> **Data segment**
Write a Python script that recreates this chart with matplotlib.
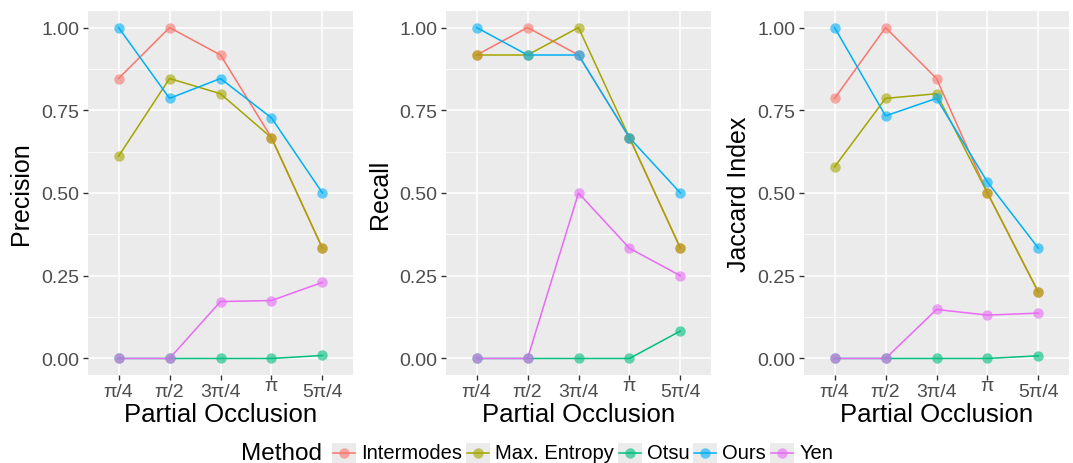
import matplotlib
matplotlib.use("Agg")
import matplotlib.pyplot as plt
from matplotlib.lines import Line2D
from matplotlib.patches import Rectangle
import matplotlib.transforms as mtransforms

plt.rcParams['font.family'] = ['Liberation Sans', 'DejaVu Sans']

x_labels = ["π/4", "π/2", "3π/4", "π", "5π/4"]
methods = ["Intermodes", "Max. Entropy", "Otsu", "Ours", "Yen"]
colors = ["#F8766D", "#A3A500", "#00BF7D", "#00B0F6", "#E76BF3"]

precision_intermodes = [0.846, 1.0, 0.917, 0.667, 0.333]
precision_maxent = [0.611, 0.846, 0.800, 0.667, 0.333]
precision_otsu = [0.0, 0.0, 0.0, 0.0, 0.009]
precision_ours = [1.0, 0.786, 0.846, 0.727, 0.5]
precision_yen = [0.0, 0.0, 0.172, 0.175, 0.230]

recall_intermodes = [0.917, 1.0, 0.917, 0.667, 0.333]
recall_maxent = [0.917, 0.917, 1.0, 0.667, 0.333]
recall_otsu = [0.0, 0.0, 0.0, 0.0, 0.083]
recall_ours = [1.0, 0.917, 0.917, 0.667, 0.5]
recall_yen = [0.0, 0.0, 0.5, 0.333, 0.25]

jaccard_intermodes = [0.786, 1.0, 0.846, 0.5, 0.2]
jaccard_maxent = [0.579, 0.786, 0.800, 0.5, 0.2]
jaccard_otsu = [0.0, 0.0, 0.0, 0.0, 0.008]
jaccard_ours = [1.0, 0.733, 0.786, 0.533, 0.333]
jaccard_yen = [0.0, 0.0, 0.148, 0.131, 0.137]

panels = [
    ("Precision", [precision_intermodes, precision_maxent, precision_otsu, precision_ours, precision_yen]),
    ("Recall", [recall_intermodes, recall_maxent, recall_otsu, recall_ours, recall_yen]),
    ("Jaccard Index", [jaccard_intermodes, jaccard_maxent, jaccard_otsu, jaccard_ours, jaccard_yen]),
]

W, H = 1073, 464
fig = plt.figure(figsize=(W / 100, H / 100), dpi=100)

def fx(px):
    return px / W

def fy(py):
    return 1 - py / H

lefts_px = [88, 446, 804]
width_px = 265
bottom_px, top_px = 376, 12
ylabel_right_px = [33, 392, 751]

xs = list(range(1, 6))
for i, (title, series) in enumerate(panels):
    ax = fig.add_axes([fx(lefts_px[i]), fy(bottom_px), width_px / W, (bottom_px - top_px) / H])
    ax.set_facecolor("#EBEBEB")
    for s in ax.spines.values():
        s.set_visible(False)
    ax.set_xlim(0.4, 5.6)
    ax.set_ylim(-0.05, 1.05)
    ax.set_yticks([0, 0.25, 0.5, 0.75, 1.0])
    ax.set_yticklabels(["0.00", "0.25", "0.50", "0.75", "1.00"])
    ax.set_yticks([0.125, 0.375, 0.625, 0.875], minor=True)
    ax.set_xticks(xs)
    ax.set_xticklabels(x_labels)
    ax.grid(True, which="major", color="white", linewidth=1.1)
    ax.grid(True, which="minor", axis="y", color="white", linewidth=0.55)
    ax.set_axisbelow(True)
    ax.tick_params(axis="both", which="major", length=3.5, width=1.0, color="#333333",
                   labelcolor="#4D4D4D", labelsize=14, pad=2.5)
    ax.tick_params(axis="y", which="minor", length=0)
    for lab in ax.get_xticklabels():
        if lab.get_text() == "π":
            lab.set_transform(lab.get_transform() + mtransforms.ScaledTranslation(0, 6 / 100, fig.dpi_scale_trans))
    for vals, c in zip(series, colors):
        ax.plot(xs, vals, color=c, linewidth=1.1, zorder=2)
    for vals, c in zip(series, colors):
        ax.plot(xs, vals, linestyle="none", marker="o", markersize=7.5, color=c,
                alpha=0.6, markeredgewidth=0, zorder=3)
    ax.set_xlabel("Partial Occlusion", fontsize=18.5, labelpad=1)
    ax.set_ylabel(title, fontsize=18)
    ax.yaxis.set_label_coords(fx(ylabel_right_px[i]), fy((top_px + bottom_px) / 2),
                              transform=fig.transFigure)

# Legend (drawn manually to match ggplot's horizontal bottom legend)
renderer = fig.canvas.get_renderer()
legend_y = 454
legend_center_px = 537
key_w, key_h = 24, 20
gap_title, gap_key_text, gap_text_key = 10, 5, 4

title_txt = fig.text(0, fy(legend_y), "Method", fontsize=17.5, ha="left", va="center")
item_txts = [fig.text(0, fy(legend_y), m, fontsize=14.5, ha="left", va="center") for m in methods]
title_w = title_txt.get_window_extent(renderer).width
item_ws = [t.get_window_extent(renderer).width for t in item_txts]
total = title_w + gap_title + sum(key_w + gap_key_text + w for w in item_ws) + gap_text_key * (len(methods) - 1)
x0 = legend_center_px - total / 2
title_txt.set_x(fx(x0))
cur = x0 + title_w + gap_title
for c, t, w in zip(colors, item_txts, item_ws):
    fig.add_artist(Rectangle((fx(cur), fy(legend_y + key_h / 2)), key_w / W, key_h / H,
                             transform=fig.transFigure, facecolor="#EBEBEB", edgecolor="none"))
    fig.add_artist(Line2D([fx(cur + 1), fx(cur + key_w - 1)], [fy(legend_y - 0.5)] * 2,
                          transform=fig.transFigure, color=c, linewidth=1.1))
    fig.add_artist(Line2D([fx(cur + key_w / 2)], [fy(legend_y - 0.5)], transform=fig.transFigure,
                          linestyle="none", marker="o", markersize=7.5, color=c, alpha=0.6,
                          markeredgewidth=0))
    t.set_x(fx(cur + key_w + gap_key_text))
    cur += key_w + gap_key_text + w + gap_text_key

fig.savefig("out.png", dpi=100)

> **Task objective**
Take the lines from the start of the material to the line with "plt.rcParams['font.family'] = ['Liberation", both included, and transcribe them exactly without the pictures.

> **Task output**
Write a Python script that recreates this chart with matplotlib.
import matplotlib
matplotlib.use("Agg")
import matplotlib.pyplot as plt
from matplotlib.lines import Line2D
from matplotlib.patches import Rectangle
import matplotlib.transforms as mtransforms

plt.rcParams['font.family'] = ['Liberation Sans', 'DejaVu Sans']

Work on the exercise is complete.